I am extremely concerned about the conditions of Eritrean refugees in the Tigray region of Ethiopia. Since the outbreak of hostilities in November 2020, they have been deeply affected by the violence and insecurity that has engulfed the region. They have been caught up between warring groups, two refugee camps have been completely destroyed, and tens of thousands of Eritrean refugees were forced to flee – yet again – for their lives. We have received credible and corroborated reports of reprisal attacks, abductions, arrests,and violence meted out against Eritrean refugees for their perceived affiliation with one side or the other throughout this bloody conflict.
I have been disturbed by general criminality against refugees committed, mainly at night, by various armed actors in the Mai Aini and Adi Harush refugee camps. In the past weeks, hundreds of Eritreans have been arrested in Shire. We have sought clarity from the authorities in Mekelle and have requested access to and the immediate release of any unlawfully detained refugees and asylum seekers. We have also heard reports of other very serious allegations of violence against Eritrean refugees and have called on both the Federal Government and the Tigray Regional Government to launch formal investigations into all credible allegations.

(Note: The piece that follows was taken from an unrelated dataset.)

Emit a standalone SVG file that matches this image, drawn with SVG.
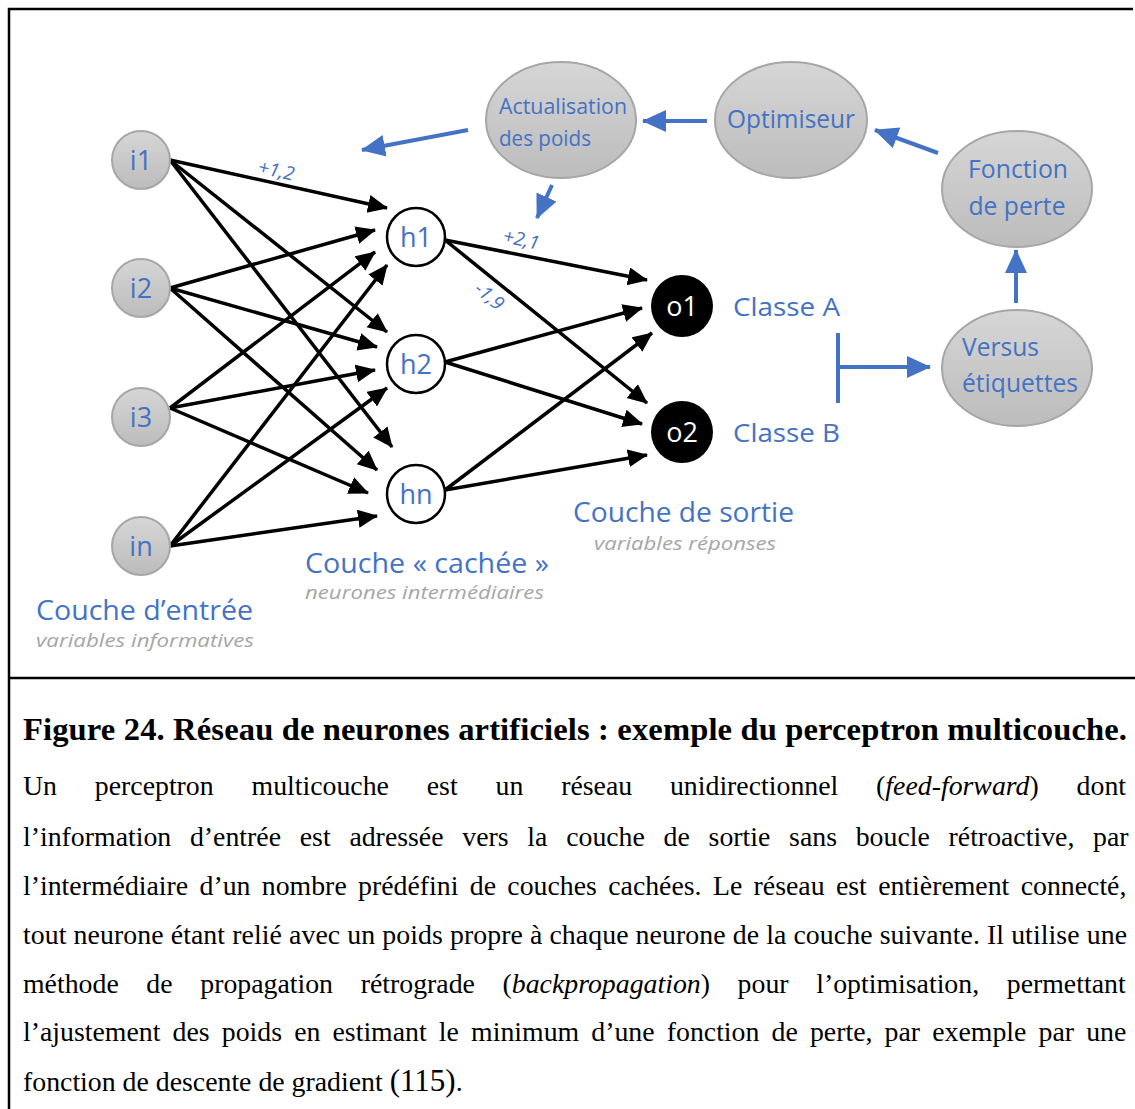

The violence and intimidation of Eritrean refugees must stop. Refugees are civilians in need of and with the right to international protection. UNHCR calls on all parties and actors to not only comply with their international legal obligations, including the protection of civilians, but also to stop using and manipulating refugees to score political points.
Our collective focus must instead be on ensuring their protection – including from violence, arrest, and abduction – and stepping up assistance to them. This means urgently constructing a safe new camp for Eritrean refugees who were previously living in the now destroyed Shimelba and Hitsats camps. It means being able to access fuel and cash to run our operations to assist refugees and the two million other displaced people in the Tigray region. It means restoring essential banking services, as well as electricity and communications networks, which are – along with security – essential to ramp up the humanitarian response. And it means opening the airports in Shire and Mekelle, as well as all land routes into Tigray from neighboring regions of Ethiopia so that humanitarians can get more help into the hands of those in need – Eritrean refugees and all other impacted civilians in Tigray.
UNHCR is scaling up its response both in the delivery of relief materials and in the deployment of more senior personnel. But protecting civilians, including Eritrean refugees, and greater efforts to facilitate the humanitarian relief effort are urgently needed by all parties.